I love having my prejudices confirmed.
(Of course, farmers and stuntment are more likely to be named Mike, or John, than Elwood or Alex. It's just that Elwoods tend in the farmerly direction.)
Careful about using this in a screenplay -- these names are, after all, stereotypical. You can, of course, use it to subtly play against type. Elwood could turn out to be a blues musician. There is a fairly well known Adele who is not an accountant.
But you can name someone Mitzi, knowing that the name will carry a certain amount of baggage. I like to use ethnic names to suggest that minor characters are ethnic without having to say they're ethnic. If I name someone Dr. Takata, I don't have to say he's Japanese. (Nor does the casting director have to cast someone Japanese. On Charlie Jade, "Karl Lubinsky" was a Black actor, Tyrone Benskin.) So along those lines, if I name someone Mitzi, it puts some nuances in the reader's head without my having to say she's an accountant, or from New York, or has probably been to some bar mitzvahs in her life.
Good writing is about packing details into a few words, so any website that helps you do that is useful.
Sunday, January 04, 2015
About five, six years ago I started to get into videogame writing. It seemed really fun — you get to play in much bigger sandboxes — and video games were getting to have better and better stories, and Montreal's a big gaming hub. Oh, and, it's getting harder and harder to set up a feature film these days.
Lisa was very encouraging, pointing out that I have a degree in computer science, and that can't hurt. And I had a summer job for two summers programming for an educational computer game company on a 128K IBM. (Yes, that's "K." Some of the newer computers had as much as 256K of RAM, if you can imagine that!)
It wasn't until I'd been working in the business for a while that I put together just how much of my life I've been playing and even designing games. I was a D&D fan at 15, and drew lots of dungeons in my spare time, when I wasn't playing cardboard-chips-and-dice wargames. I was in a live-action role-playing group in LA in the '90's, and I even wrote a one-night LARP that came off pretty well, I thought. I just hadn't been writing or designing games on a computer.
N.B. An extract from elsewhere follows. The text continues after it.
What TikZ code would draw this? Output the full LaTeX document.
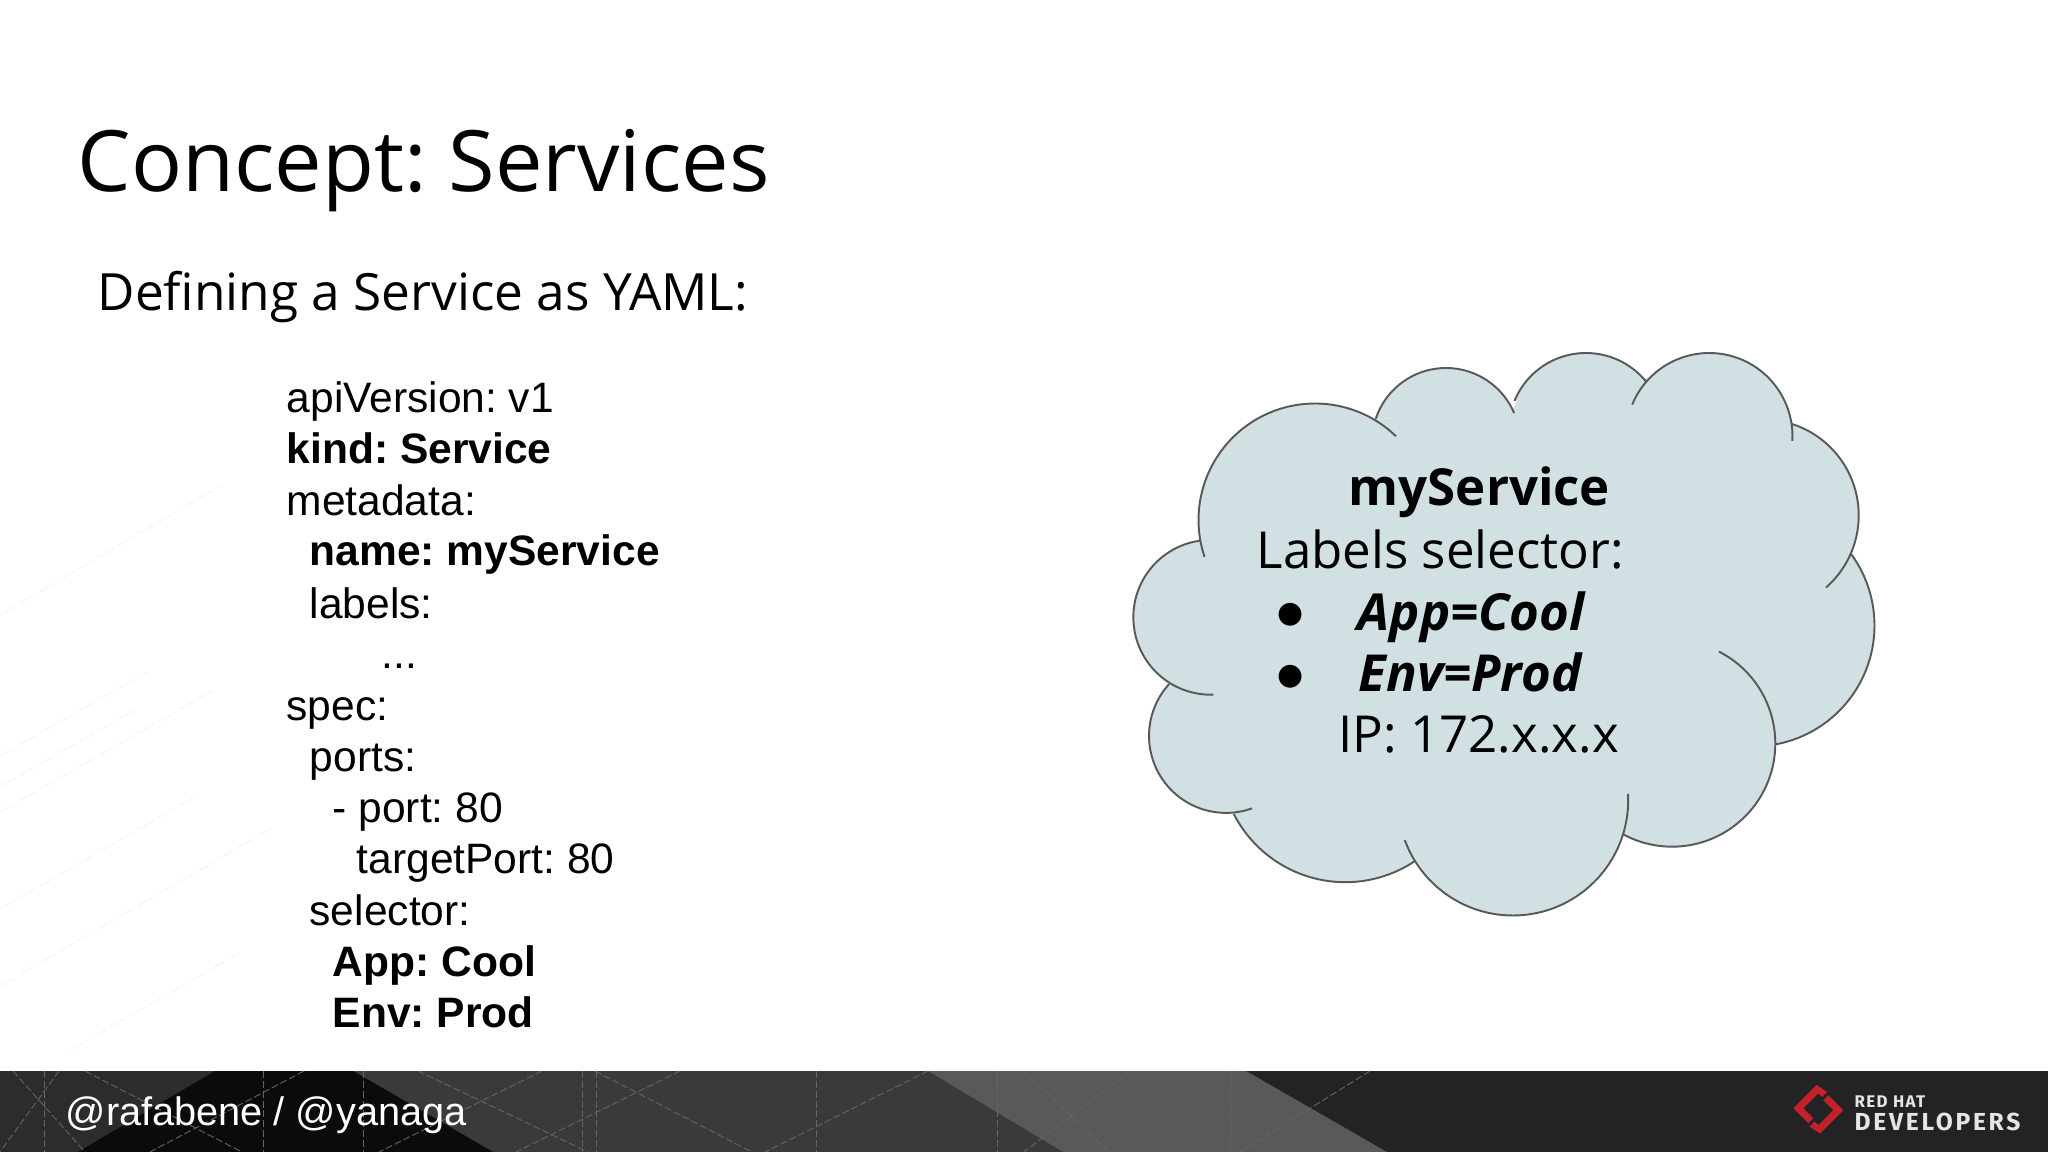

One of the nice things about being a writer is that you get to use all sorts of odd experiences — the odder the better, really. At the time, spending a month writing a LARP about the evening before the battle of Camlann seemed like a huge waste of time. Fun, yes, of course, but time I could have spent writing something useful. A novel, or something. It turns out to have been preparation for my narrative design career.
In the game I'm writing now, moreover, I get to use all sorts of odd bits of history and cultural trivia that seemed kind of useless but fun at the time. ( The execution of Admiral Robert Byng pour encourager les autres! The expression, "Don't be a big girl's blouse"!)
Point is, some of us have a voice in the back of our heads telling us not to waste time. Do useful stuff. Write, and if you're not writing, read or watch stuff that is relevant to your writing. (I certainly do. Your mileage may vary. Contents may have settled. Objects in the mirror are closer than they appear.) If you're a TV writer, there's no point in reading a history of the War of the Roses, unless you think you might one day get a gig writing on The Tudors.
But over a long career, a lot of that wasted time becomes brain fodder. Grist for the mill. It comes back to haunt you, in useful ways.
In other words, don't be afraid to do fun and useless things.
Which is why it's totally a good thing that I somehow spent 290 hours in the last two months playing Europa Universalis IV. Right, Lisa?